Five total binary features:

  1. Pointy ears: 1 if pointy, 0 otherwise
  2. Floppy ears: 1 if floppy, 0 otherwise
  3. Oval ears: 1 if oval, 0 otherwise
  4. Round face: 1 if round, 0 otherwise
  5. Whiskers present: 1 if present, 0 otherwise

One-hot encoding works for other algorithms too:

Neural Network Input Requirements:

  • Expects numerical inputs
  • Categorical features need numerical representation
  • One-hot encoding provides this conversion

Example Application:

  • Input: Five binary features from one-hot encoding
  • Process: Feed to neural network or logistic regression
  • Output: Cat classification prediction

Applicable to:

  • Decision Trees: Handle multi-value categorical features
  • Neural Networks: Convert categories to numerical inputs
  • Linear/Logistic Regression: Enable categorical feature use
  • Any algorithm requiring numerical inputs

Original Dataset:

Animal 1: Ear=Pointy, Face=Round, Whiskers=Present → Cat
Animal 2: Ear=Oval, Face=Not Round, Whiskers=Present → Cat
Animal 3: Ear=Floppy, Face=Round, Whiskers=Absent → Dog

One-Hot Encoded Dataset:

Animal 1: [1,0,0,1,1] → Cat
Animal 2: [0,0,1,0,1] → Cat
Animal 3: [0,1,0,1,0] → Dog

[Pointy, Floppy, Oval, Round Face, Whiskers Present]
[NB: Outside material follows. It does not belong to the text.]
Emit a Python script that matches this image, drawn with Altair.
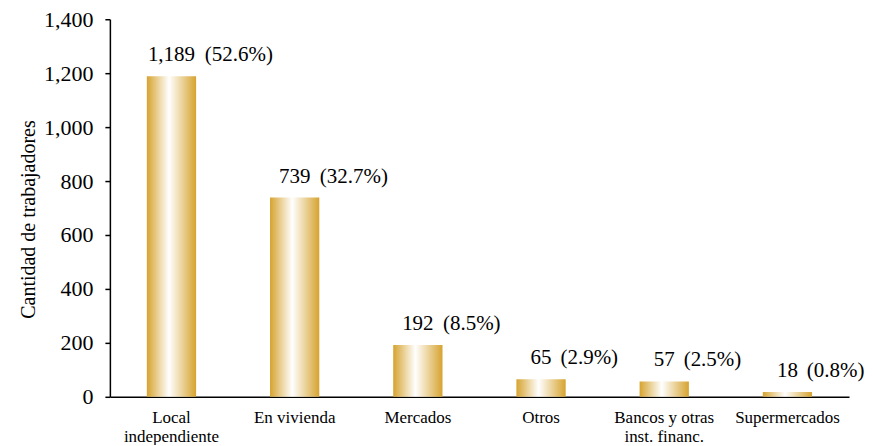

  • Animal 1: [1,0,0,1,1] = Pointy ears, Round face, Whiskers present
  • Animal 2: [0,0,1,0,1] = Oval ears, Not round face, Whiskers present
  • Animal 3: [0,1,0,1,0] = Floppy ears, Round face, No whiskers
Clean Solution
  1. Algorithm Compatibility: Works with existing binary decision tree algorithm
  2. No Algorithm Modification: Use standard implementation
  3. Clear Interpretation: Each feature has obvious meaning
  4. Universal Application: Works across multiple machine learning algorithms

Increased Feature Space:

  • Before: 3 features (some multi-valued)
  • After: 5 features (all binary)
  • Impact: Slightly more complex feature space

Mutual Exclusivity:

  • Exactly one ear shape feature equals 1
  • Built-in constraint prevents impossible combinations
  • Natural representation of categorical relationships

With one-hot encoding:

  1. Feature evaluation: Calculate information gain for each binary feature
  2. Split selection: Choose binary feature with highest gain
  3. Tree construction: Proceed with standard binary splitting
  4. Stopping criteria: Apply same rules as before

Example: If “Pointy ears” feature provides highest information gain, split on that feature:

  • Left branch: Animals with pointy ears (Pointy ears = 1)
  • Right branch: Animals without pointy ears (Pointy ears = 0)
one_hot_example.py
# Example one-hot encoding transformation
# Original: ear_shape = ['pointy', 'oval', 'floppy', 'pointy']
# One-hot encoded:
pointy_ears = [1, 0, 0, 1]
floppy_ears = [0, 0, 1, 0]
oval_ears = [0, 1, 0, 0]
# Combined feature matrix
features = [pointy_ears, floppy_ears, oval_ears, round_face, whiskers]

One-hot encoding elegantly solves the multi-value categorical feature problem by converting it to multiple binary features, maintaining compatibility with standard decision tree algorithms while enabling broader applicability across machine learning methods.